When looking at these four countries, one sees a certain trend of imperial history in each. Even though this has ceased to be a policy of these countries since the World Wars, it is surely a memory that continues to affect their cultures. According to Winder, Libya, Algeria and Tunisia’s borders were created artificially, and on that basis there is some argument for colonial history making an impact on current circumstances. There is nothing else that he believes could have made such an impact. As Egypt has such “distinct characteristics” like the tradition of the Alexandria Museum, there is no such argument that can be given for colonial affect.
Dr. Winder is convinced that this revolution movement is a modern social network-driven revolution based on a “democratic urging” with none of the stereotypical “Islamic Rhetoric” and religious influence that is associated with conflict in that part of the world. According to Winder, the populations of the aforementioned countries are seeing the limitations of their chances at success because of the increase of their populations. From that evidence, it is conceivable that they want to have the power to be able to solve the issue, and they want to take this power away from sometimes unelected and corrupt governments.
It is evident from Winder’s comments that colonial history is not primarily to blame for these revolutions, but that a simple desire for democracy has driven them. The Western culture the people see on social networks and television exposes them to something different, and they want to experience it.
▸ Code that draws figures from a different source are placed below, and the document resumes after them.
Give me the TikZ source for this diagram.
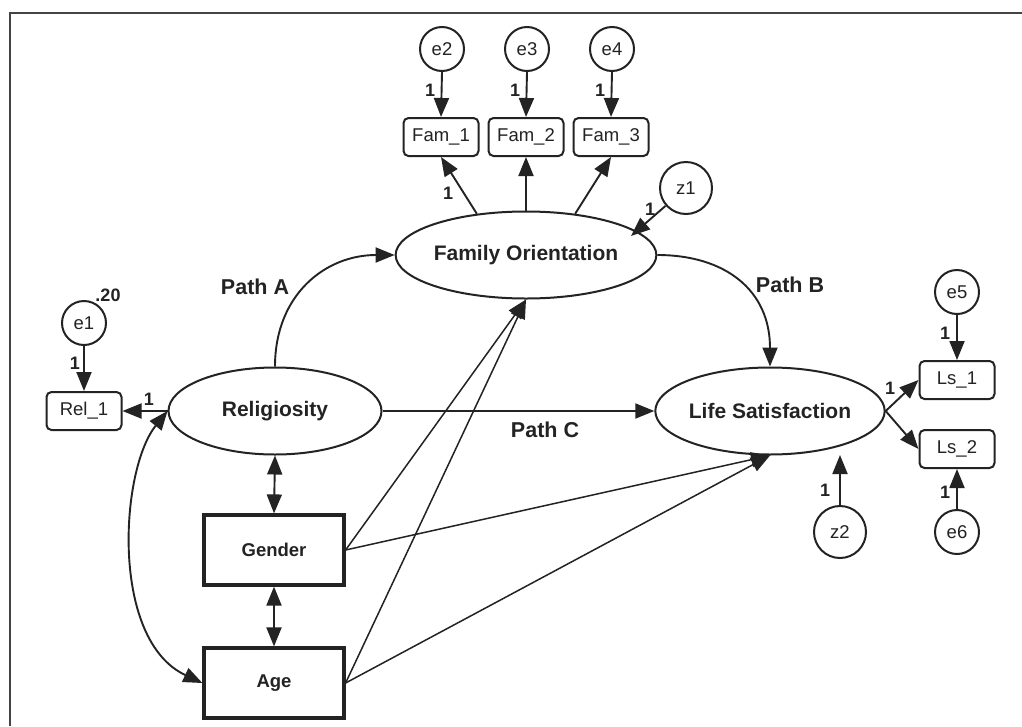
\documentclass[tikz,border=0pt]{standalone}
\usepackage{fontspec}
\setmainfont{Liberation Sans}
\usetikzlibrary{arrows.meta,shapes.geometric}
\definecolor{ink}{RGB}{35,35,35}
\begin{document}
\begin{tikzpicture}[x=1pt,y=1pt,
  lat/.style={ellipse, draw=ink, line width=2pt, minimum width=213pt, minimum height=87pt, inner sep=0pt, text=ink, font=\fontsize{21}{24}\selectfont\bfseries},
  ind/.style={rectangle, rounded corners=5pt, draw=ink, line width=2pt, minimum width=75pt, minimum height=38pt, inner sep=0pt, text=ink, font=\fontsize{18.5}{21}\selectfont},
  obsbox/.style={rectangle, draw=ink, line width=3.2pt, minimum width=140pt, minimum height=70pt, inner sep=0pt, text=ink, font=\fontsize{18.5}{21}\selectfont\bfseries},
  err/.style={circle, draw=ink, line width=2pt, minimum size=44pt, inner sep=0pt, text=ink, font=\fontsize{18.5}{21}\selectfont},
  dist/.style={err, minimum size=52pt},
  arr/.style={draw=ink, line width=1.9pt, -{Triangle[length=19pt,width=15pt]}},
  arrthin/.style={draw=ink, line width=1.5pt, -{Triangle[length=19pt,width=15pt]}},
  darr/.style={draw=ink, line width=1.9pt, {Triangle[length=19pt,width=15pt]}-{Triangle[length=19pt,width=15pt]}},
  one/.style={inner sep=0pt, text=ink, font=\fontsize{18}{20}\selectfont\bfseries},
  pathlbl/.style={inner sep=0pt, text=ink, font=\fontsize{21.5}{24}\selectfont\bfseries}
]
\useasboundingbox (0,-726) rectangle (1022,0);
\fill[white] (0,-726) rectangle (1022,0);
\draw[line width=1.8pt, draw=ink!85] (10,-726) -- (10,-13) -- (1022,-13);

% latent variables
\node[lat] (REL) at (275,-411) {Religiosity};
\node[lat] (FO) at (526,-255) {Family Orientation};
\node[lat] (LS) at (770,-411) {Life Satisfaction};
% exogenous observed
\node[obsbox] (GEN) at (274,-550) {Gender};
\node[obsbox] (AGE) at (274,-683) {Age};
% indicators
\node[ind] (REL1) at (84,-411) {Rel\_1};
\node[ind] (FAM1) at (441,-137) {Fam\_1};
\node[ind] (FAM2) at (526,-137) {Fam\_2};
\node[ind] (FAM3) at (611,-137) {Fam\_3};
\node[ind] (LS1) at (957,-380) {Ls\_1};
\node[ind] (LS2) at (957,-449) {Ls\_2};
% errors
\node[err] (e1) at (84,-323) {e1};
\node[err] (e2) at (442,-49) {e2};
\node[err] (e3) at (527,-49) {e3};
\node[err] (e4) at (612,-49) {e4};
\node[err] (e5) at (957,-292) {e5};
\node[err] (e6) at (957,-532) {e6};
\node[dist] (z1) at (686,-188) {z1};
\node[dist] (z2) at (840,-532) {z2};

\coordinate (z1tip) at (631,-236);
\coordinate (z2tip) at (840,-455);

% error arrows
\draw[arr] (e1.south) -- (REL1.north);
\draw[arr] (e2.south) -- (FAM1.north);
\draw[arr] (e3.south) -- (FAM2.north);
\draw[arr] (e4.south) -- (FAM3.north);
\draw[arr] (e5.south) -- (LS1.north);
\draw[arr] (e6.north) -- (LS2.south);
\draw[arr] (z1) -- (z1tip);
\draw[arr] (z2.north) -- (z2tip);

% loadings
\draw[arr] (REL.west) -- (REL1.east);
\draw[arr] (FO.140) -- (FAM1.south);
\draw[arr] (FO.north) -- (FAM2.south);
\draw[arr] (FO.40) -- (FAM3.south);
\draw[arr] (LS.east) -- (LS1.west);
\draw[arr] (LS.east) -- (LS2.west);

% structural paths
\draw[arr] (REL.north) .. controls (275,-295) and (325,-255) .. (FO.west);
\draw[arr] (FO.east) .. controls (725,-255) and (770,-290) .. (LS.north);
\draw[arr] (REL.east) -- (LS.west);
\draw[arrthin] (GEN.east) -- (FO.south);
\draw[arrthin] (AGE.east) -- (FO.south);
\draw[arrthin] (GEN.east) -- (LS.south);
\draw[arrthin] (AGE.east) -- (LS.south);

% covariances
\draw[darr] (REL.south) -- (GEN.north);
\draw[darr] (GEN.south) -- (AGE.north);
\draw[darr] (REL.west) .. controls (120,-470) and (110,-640) .. (AGE.west);

% labels
\node[pathlbl] (pA) at (255,-287) {Path A};
\node[pathlbl] (pB) at (790,-285) {Path B};
\node[pathlbl] (pC) at (545,-430) {Path C};
\node[one] (v20) at (108,-295) {.20};
\node[one] (l1) at (75,-363) {1};
\node[one] (l2) at (149,-399) {1};
\node[one] (l3) at (430,-90) {1};
\node[one] (l4) at (515,-90) {1};
\node[one] (l5) at (600,-90) {1};
\node[one] (l6) at (448,-193) {1};
\node[one] (l7) at (650,-209) {1};
\node[one] (l8) at (890,-388) {1};
\node[one] (l9) at (945,-333) {1};
\node[one] (l10) at (945,-492) {1};
\node[one] (l11) at (825,-490) {1};
\end{tikzpicture}
\end{document}
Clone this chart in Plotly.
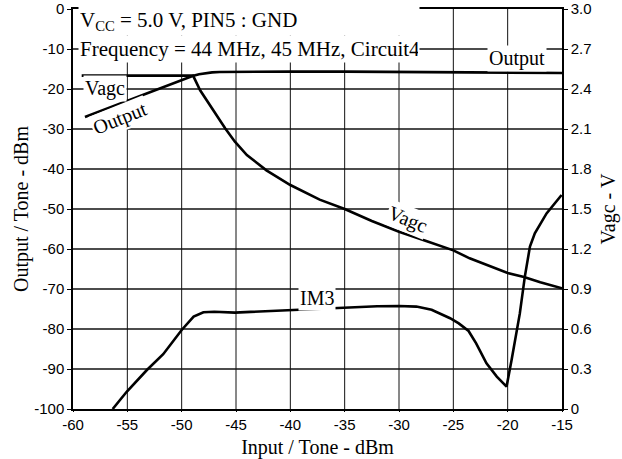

Egypt is a prime example of a government that had not changed for thirty years being suddenly asked to change by popular peaceful protest that lasted until President Mubarak stepped down.
This revolution can be seen as a positive, ongoing event that is being kept ablaze by the notion of democracy, to create prosperity for all, without any sort of underlying ambition of religious symbolism that so often is associated with the Arab World.